- [Short problem] Write out only the lines from the start of the entries up to and including the line with "from matplotlib.lines import Line2D"; please skip the pictures.

Records:
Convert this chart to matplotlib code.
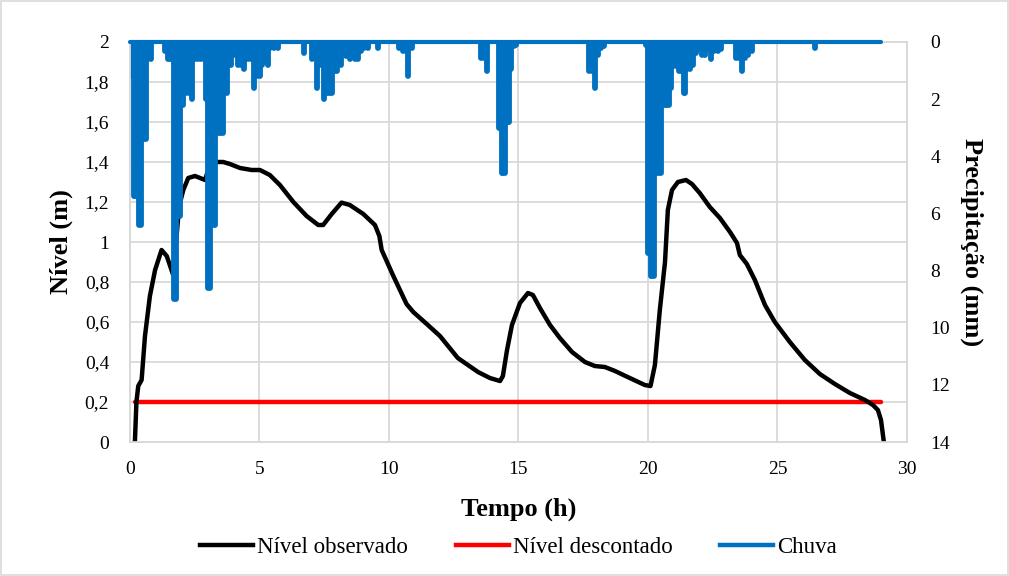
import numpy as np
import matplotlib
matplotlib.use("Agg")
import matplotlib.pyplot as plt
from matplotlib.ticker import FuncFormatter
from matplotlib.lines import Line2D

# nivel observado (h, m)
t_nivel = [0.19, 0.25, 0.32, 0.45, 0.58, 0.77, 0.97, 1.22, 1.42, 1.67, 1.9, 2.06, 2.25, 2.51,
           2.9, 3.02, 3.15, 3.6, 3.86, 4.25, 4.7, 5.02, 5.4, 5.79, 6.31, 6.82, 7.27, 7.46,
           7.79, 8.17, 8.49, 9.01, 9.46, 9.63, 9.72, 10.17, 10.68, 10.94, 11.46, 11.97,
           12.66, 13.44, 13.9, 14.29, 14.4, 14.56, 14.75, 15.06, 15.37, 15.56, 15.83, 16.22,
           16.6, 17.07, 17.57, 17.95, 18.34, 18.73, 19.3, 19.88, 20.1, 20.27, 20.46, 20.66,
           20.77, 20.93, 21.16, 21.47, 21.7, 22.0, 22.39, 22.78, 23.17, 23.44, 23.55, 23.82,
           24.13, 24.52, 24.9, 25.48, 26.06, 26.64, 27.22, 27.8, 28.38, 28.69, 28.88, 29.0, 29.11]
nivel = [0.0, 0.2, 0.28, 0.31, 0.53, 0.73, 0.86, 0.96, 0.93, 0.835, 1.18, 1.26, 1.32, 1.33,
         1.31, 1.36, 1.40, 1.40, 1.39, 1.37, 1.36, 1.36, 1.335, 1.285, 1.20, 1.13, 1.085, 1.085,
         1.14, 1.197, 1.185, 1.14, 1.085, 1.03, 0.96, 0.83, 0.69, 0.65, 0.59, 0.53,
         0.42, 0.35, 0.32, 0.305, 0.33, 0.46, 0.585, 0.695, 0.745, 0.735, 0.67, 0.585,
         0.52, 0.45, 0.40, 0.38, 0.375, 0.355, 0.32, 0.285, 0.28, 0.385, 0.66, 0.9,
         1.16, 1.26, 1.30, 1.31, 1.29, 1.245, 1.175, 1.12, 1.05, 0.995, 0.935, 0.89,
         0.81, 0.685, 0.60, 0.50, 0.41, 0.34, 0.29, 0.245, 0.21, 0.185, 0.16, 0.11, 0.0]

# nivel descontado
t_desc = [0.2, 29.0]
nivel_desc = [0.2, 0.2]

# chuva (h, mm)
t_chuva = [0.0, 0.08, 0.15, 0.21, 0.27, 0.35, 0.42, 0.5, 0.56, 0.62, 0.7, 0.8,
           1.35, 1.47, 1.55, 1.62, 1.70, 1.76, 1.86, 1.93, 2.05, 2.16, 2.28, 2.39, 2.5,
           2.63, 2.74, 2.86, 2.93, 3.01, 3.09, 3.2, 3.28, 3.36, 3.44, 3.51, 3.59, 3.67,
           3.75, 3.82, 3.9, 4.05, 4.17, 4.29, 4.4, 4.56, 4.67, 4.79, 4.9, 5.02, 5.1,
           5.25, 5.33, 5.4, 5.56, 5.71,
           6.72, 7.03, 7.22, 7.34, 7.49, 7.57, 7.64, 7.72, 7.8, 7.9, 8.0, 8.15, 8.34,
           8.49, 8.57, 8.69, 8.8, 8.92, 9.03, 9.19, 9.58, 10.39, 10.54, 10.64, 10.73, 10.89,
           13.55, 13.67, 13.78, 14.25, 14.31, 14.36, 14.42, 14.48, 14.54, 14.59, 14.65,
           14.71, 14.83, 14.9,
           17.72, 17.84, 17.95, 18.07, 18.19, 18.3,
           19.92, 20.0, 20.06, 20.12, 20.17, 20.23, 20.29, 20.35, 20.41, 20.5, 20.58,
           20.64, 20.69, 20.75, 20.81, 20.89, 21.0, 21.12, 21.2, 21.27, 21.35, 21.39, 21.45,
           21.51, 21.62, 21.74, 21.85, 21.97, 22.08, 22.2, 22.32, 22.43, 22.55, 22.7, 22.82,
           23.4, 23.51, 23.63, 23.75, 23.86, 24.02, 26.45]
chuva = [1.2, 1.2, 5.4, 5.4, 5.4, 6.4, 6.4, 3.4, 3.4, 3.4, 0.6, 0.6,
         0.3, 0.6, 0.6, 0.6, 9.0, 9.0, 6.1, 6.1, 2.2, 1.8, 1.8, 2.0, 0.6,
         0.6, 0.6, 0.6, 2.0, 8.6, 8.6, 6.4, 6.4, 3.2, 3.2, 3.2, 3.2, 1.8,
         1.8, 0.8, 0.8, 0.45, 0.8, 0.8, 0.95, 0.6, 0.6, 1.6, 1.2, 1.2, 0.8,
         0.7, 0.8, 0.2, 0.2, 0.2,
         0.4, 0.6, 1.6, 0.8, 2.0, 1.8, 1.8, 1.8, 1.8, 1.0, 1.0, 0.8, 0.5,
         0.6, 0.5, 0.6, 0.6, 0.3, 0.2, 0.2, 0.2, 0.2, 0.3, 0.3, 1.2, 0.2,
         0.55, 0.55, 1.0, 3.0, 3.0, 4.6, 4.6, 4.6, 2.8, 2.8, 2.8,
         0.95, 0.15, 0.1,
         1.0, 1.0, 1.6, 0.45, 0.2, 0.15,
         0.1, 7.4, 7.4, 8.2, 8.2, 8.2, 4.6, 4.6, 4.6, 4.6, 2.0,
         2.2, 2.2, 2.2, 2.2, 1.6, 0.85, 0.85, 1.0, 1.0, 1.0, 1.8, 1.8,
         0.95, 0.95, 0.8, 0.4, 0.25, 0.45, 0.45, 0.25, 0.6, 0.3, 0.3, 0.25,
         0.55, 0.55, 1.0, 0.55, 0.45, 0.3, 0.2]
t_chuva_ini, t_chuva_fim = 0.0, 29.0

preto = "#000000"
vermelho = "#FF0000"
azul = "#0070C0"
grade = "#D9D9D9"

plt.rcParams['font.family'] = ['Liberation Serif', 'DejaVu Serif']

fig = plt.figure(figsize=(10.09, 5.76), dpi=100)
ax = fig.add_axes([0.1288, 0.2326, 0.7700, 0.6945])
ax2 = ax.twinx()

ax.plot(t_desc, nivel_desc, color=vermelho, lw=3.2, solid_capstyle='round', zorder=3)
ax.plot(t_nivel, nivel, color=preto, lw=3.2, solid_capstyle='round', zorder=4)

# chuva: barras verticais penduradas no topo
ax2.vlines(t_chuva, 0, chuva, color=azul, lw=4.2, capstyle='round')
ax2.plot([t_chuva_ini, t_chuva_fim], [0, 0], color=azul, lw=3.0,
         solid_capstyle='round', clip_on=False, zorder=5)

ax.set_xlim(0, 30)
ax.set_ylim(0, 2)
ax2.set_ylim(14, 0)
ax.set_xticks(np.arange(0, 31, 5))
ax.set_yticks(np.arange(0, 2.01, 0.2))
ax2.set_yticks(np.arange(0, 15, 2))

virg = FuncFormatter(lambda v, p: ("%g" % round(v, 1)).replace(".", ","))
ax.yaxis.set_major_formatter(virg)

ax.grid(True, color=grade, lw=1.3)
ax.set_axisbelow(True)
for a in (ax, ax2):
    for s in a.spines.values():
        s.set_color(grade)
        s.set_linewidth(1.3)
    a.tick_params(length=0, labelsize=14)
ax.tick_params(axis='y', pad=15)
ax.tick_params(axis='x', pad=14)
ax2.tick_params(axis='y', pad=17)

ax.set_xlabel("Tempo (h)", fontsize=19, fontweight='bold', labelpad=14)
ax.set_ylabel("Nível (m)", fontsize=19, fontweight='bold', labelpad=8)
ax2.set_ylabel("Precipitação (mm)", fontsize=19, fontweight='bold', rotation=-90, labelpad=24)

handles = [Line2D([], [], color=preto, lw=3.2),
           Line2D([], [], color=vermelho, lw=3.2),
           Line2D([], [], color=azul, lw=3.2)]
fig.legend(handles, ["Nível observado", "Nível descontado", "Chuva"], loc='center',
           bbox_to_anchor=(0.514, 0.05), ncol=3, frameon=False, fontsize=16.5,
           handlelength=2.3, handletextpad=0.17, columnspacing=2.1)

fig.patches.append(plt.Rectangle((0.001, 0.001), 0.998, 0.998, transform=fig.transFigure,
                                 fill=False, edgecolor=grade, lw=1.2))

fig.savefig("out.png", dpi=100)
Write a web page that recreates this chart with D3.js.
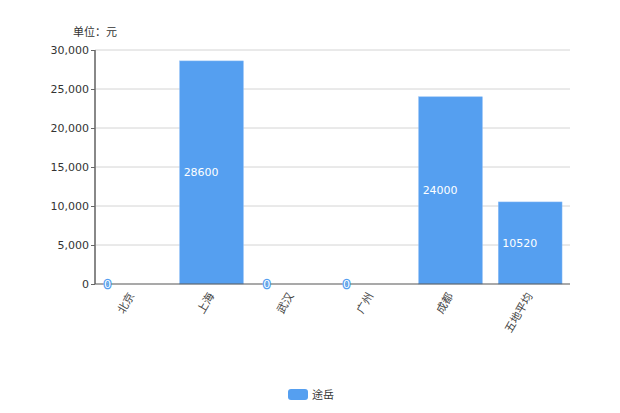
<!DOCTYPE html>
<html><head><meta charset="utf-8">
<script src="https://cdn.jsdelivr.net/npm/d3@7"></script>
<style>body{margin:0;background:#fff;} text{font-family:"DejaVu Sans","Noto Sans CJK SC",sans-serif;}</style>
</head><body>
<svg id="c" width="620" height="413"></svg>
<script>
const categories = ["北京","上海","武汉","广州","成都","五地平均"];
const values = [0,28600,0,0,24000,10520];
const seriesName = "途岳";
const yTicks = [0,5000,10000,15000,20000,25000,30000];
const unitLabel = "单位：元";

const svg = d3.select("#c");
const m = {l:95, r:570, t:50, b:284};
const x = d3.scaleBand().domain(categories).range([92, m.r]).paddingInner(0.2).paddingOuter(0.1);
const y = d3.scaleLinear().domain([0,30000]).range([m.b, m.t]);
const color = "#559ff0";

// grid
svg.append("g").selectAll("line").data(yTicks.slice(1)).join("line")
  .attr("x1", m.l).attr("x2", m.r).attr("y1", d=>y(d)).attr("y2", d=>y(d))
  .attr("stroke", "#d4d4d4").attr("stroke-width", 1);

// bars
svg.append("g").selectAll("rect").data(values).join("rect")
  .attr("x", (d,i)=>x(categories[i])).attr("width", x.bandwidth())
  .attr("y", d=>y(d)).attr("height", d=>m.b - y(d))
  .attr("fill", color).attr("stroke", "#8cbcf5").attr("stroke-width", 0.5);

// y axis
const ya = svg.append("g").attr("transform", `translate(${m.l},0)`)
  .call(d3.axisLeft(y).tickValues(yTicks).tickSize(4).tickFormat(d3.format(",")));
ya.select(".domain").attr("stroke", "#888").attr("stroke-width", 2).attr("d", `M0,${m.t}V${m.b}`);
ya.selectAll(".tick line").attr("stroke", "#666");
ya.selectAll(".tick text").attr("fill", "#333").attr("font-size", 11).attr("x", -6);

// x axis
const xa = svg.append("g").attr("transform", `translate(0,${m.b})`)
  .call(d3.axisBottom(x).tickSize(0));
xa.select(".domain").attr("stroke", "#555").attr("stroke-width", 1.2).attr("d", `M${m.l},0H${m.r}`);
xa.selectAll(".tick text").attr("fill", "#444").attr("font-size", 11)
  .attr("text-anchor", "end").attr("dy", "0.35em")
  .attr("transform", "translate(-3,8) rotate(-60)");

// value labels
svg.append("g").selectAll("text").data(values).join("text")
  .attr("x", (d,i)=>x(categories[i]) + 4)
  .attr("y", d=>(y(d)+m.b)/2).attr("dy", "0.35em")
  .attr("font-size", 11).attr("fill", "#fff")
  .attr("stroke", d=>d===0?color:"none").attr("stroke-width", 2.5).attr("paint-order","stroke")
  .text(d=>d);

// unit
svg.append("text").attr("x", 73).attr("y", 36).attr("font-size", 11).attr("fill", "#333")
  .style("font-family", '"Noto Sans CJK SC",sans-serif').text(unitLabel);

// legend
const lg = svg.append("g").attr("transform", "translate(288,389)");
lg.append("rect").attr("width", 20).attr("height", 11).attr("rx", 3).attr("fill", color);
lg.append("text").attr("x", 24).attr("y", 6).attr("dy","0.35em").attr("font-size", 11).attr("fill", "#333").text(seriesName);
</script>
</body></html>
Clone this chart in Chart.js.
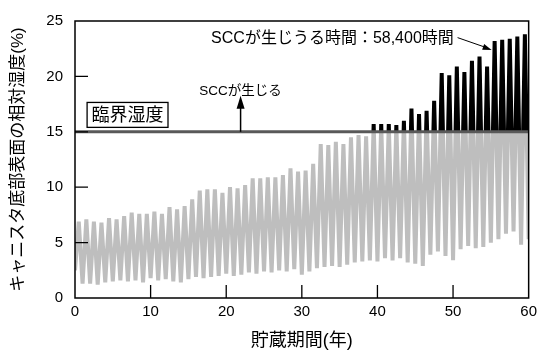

- [Finished exercise]
Convert this chart to matplotlib code.
import numpy as np
import matplotlib
matplotlib.use("Agg")
import matplotlib.pyplot as plt
from matplotlib.ticker import FuncFormatter
from matplotlib.lines import Line2D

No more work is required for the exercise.